Wednesday, July 04, 2007

Alan Johnston is free after 114 days.

What a relief for everyone that the BBC journalist Alan Johnston has been freed after being held captive for 114 days in Gaza. In his first interview he reveals his feelings, the following I wish to highlight...

"I had... the one lucky break in my incarceration, I got hold of a radio that gave me the BBC World Service, and I realised that we weren't just talking about a local campaign in Gaza.

I realised that the Beeb was mobilising the most extraordinary international campaign, drawing in all the major networks and all the bureaus."

On the release...

"Suddenly the car screeches to a halt, they drag me out of the car and sling me towards more gunmen. In Gaza there are always more gunmen when you get out of the car, everywhere you go there's more gunmen and you just think, who are these crazy guys?

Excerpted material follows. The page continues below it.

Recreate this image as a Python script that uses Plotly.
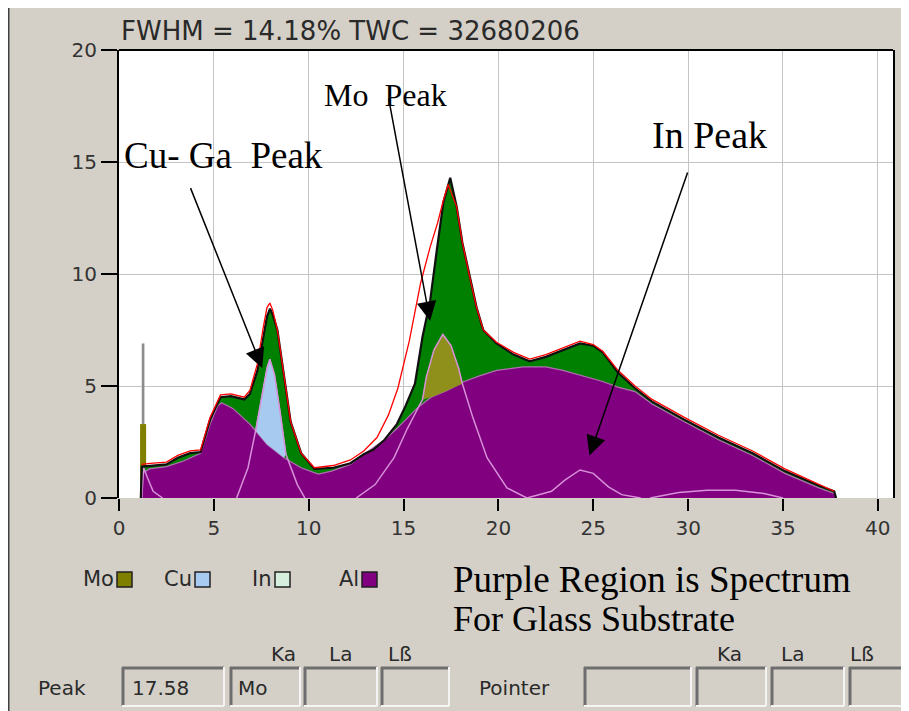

And, but then I recognised one photographer and I thought, this looks better. And then round the corner there's my old friend who I'd worked with for three years. And it was over. And it was the most extraordinary moment of my life, as they say in journalism.

It's really hard to sum up quite how good it feels to be standing here instead of lying in that room that I was lying inside just yesterday. It just is unimaginably good to be free. Maybe you have to have been a prisoner of some kind, for some time, to know how good it is just to be able to do the basic things that freedom allows, not least to get a haircut and to drink what you want, to walk through doors that you want to walk through."

On his family...

"But then, you know, in a rare act of kindness the guard let me come through to his room and watch the telly when my dad was in a press conference on an Arabic channel and, you know, it was my dad at his best in a crisis you know."

I am very relieved that Alan Johnston has eventually been released unharmed. Journalists should be free to report their news reports from anywhere in the world with no restrictions placed upon them. They should be free from danger and respected by everyone in the world because the work they do is professionally independent and is in the public interest.

I am sure that I am not the only person who feared that Alan would not get out of Gaza alive, thankfully he is now a free man which is a basic human right. I think we should all now respect his wishes and "The whole Johnston family is about to go back to the obscurity in which it was extremely happy for about 45 years."